No one was sadder than I when the play came to the Young Vic in London after a lengthy tour around the country, often playing to full houses on the strength of Norman’s name alone, only to find that one night there were more people in the cast of five than in the audience. The performance was cancelled. I had never been in a play where such a thing had happened before. For Norman it was the end. He raged in his dressing room, drinking, cursing and smashing furniture. His wife had to be called to take him home. His tearful, rheumy eyes swam with such a bitterly deep disappointment that I wondered whether he would ever surface from such depths of misery. To his credit, he was back the next day to a much fuller house giving yet another outstanding performance. I learned a valuable lesson that day about weathering career storms and setbacks. As the title of his autobiography suggested, he was always Unbeaten and Unbowed. He was a true legend of British theatre.

  The best part of the play was at the end when everybody in the company stepped forward, fists raised above our heads in a black power salute, and exhorted the audience to join us in singing the unofficial South African anthem, ‘Nkosi Sikelel’ iAfrica.’ At that time it was the symbol of independence and resistance to apartheid, sung by the majority of the South African population at all anti-apartheid rallies and gatherings. Every night the feeling of solidarity with Black Africa was palpable in the auditorium. It’s worth noting that the play asked all the right questions three years before Nelson Mandela eventually walked free from prison. An historical dark matter!

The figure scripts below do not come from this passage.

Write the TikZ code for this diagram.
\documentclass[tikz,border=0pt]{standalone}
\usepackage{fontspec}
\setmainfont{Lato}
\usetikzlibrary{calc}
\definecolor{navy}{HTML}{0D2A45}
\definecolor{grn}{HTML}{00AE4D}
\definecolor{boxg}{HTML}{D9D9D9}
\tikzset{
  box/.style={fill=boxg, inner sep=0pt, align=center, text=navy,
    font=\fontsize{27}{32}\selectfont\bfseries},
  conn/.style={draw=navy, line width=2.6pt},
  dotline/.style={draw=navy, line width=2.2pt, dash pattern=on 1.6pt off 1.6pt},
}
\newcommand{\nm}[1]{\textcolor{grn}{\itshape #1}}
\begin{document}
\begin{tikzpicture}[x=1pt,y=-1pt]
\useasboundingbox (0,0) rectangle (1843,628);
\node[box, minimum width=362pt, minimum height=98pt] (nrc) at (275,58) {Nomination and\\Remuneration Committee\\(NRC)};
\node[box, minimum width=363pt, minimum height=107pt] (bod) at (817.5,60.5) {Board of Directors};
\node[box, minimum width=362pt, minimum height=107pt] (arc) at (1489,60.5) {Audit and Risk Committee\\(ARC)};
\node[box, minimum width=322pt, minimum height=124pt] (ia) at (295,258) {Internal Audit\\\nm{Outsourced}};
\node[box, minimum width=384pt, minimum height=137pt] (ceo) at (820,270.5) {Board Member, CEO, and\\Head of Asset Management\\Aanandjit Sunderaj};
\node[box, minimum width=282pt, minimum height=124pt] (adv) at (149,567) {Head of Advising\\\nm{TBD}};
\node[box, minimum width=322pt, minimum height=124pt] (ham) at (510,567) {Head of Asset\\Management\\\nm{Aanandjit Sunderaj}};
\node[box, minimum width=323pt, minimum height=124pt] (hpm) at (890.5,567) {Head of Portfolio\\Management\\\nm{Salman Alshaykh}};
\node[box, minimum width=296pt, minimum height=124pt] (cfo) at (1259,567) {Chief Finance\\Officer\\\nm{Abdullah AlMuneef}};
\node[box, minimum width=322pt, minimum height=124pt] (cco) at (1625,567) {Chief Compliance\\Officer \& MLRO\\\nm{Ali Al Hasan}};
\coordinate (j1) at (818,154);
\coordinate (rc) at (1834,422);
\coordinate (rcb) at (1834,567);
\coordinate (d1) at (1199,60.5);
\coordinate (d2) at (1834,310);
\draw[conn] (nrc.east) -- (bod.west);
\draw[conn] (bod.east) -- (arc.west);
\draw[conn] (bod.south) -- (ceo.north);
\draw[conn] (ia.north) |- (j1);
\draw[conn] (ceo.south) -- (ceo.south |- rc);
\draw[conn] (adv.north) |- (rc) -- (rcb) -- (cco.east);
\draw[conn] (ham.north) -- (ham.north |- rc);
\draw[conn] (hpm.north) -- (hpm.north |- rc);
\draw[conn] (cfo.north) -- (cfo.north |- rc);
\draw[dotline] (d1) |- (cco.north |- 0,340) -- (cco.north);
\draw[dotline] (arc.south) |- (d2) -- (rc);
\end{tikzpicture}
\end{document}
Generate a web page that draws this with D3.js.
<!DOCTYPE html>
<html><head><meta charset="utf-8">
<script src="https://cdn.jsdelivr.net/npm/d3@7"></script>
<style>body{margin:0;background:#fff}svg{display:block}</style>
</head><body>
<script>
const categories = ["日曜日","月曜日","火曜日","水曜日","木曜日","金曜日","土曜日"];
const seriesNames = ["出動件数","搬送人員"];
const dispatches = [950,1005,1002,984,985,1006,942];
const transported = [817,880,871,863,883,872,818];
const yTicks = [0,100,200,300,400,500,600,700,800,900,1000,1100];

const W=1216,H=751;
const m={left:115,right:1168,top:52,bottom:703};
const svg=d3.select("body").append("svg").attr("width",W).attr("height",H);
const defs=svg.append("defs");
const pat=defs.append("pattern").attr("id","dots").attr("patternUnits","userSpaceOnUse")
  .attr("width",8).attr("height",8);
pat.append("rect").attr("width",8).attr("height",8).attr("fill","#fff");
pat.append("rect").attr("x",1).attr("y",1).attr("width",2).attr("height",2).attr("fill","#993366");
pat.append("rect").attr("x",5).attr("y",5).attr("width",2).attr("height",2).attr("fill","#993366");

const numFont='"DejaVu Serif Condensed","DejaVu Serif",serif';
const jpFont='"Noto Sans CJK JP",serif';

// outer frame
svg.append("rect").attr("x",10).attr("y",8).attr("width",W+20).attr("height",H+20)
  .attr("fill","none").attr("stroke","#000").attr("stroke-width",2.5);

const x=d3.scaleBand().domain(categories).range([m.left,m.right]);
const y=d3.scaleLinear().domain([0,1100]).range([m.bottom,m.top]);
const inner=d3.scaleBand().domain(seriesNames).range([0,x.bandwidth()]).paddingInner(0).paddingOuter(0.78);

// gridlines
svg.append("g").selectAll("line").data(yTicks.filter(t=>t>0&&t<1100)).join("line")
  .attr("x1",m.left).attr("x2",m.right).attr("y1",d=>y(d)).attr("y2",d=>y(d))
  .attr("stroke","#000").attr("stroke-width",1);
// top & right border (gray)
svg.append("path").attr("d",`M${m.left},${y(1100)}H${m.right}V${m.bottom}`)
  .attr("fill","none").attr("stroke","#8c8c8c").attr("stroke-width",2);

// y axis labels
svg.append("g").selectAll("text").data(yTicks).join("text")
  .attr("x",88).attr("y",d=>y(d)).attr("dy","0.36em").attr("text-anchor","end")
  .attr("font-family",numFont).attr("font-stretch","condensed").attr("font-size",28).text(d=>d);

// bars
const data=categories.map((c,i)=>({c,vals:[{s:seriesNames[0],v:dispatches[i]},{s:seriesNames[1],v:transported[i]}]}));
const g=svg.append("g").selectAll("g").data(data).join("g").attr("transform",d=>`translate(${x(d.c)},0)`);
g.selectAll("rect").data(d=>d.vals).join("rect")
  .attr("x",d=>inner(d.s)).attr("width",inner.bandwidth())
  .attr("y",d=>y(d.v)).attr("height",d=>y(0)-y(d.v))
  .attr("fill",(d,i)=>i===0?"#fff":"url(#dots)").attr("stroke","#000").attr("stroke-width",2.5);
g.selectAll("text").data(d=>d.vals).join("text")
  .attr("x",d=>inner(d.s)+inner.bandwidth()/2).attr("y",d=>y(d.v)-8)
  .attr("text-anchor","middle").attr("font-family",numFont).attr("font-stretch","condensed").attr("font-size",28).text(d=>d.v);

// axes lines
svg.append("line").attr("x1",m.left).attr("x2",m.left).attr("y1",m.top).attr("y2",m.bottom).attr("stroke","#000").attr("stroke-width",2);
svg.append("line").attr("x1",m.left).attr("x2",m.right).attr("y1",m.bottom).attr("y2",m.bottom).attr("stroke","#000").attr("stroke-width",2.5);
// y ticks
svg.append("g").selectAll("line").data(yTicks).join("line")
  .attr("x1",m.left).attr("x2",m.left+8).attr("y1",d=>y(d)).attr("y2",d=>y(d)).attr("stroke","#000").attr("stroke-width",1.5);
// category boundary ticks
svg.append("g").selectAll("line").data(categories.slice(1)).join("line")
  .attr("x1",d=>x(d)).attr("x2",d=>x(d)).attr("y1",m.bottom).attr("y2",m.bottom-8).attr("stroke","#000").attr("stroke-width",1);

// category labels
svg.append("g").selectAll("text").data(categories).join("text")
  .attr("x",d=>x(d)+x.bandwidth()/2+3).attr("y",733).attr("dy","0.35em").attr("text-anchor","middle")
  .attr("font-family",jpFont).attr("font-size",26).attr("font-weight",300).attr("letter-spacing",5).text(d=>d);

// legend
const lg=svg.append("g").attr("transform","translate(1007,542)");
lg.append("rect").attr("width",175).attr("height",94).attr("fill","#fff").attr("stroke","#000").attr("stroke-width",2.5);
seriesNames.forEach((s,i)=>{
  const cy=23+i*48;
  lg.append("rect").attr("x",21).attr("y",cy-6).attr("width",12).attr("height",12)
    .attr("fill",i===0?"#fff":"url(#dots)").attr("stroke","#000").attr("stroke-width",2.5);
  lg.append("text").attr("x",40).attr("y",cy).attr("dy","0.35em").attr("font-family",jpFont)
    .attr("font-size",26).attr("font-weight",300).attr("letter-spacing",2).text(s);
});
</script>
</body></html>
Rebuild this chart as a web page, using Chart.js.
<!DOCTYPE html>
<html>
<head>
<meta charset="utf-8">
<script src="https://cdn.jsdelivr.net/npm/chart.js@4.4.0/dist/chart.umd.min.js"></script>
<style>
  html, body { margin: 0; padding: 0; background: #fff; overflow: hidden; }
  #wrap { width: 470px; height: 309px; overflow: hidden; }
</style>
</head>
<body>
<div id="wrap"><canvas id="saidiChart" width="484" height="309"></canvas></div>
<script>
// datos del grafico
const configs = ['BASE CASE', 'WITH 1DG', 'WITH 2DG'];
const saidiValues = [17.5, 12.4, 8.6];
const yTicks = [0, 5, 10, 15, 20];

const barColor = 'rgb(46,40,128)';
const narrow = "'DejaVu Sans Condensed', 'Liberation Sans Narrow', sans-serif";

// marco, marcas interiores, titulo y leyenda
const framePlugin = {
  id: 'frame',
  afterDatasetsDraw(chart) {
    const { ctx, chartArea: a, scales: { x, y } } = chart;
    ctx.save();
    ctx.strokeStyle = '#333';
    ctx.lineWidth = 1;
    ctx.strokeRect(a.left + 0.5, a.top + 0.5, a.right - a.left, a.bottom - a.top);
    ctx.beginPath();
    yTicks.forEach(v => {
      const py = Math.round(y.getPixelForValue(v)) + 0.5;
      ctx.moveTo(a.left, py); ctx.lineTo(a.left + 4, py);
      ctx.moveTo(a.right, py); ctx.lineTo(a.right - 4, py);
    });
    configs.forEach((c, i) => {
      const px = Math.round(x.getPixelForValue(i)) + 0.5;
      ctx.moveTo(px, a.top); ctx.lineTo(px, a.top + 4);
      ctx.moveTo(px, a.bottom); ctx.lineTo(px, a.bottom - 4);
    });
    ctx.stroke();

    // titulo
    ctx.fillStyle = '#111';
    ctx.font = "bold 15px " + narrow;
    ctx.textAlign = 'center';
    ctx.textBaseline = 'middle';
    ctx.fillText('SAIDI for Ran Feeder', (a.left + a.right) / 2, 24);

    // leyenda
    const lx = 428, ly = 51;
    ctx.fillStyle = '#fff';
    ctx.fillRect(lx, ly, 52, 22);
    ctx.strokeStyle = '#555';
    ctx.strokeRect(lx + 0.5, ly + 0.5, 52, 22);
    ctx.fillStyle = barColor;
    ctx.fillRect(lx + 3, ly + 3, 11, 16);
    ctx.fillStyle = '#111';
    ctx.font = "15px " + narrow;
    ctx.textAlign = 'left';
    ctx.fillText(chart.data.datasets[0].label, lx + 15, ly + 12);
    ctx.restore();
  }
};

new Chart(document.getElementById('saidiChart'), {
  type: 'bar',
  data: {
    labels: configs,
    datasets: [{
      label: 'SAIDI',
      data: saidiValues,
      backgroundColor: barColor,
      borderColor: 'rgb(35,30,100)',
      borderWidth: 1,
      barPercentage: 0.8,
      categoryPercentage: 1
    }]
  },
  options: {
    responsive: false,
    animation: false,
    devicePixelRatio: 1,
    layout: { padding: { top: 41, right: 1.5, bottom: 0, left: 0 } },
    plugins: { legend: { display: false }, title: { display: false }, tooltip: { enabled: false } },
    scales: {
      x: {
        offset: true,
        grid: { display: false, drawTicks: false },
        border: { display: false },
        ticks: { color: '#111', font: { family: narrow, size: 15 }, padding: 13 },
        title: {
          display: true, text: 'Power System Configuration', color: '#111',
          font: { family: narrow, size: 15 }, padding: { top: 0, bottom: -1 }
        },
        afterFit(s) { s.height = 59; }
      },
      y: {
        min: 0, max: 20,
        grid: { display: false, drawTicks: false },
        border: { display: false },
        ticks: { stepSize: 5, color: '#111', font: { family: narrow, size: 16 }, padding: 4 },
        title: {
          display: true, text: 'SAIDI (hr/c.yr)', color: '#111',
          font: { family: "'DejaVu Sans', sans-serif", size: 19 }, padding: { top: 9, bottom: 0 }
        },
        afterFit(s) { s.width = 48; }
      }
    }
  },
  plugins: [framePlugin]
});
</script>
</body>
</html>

  Trinidad Sisters opened on 11 February 1988 and boasted a large, energetic, nearly all-black cast, immaculately dressed in a 1940s wardrobe hired in at considerable expense. The play was transposed from a Russian backwater to Port-au-Prince in Trinidad, just as war had broken out in Europe. The text was spoken with a Trinidadian accent, the musicality of which was hard to negotiate for a non-native speaker like me, but once mastered, added to the beauty of the words. It was a brilliantly conceived West Indian comedy of manners. Patrick Drury (one half of the warring married couple who own the hardware shop in Father Ted) was the only white person in the cast and played a British Army major, like the idealistic Lieutenant Colonel Vershinin in the original.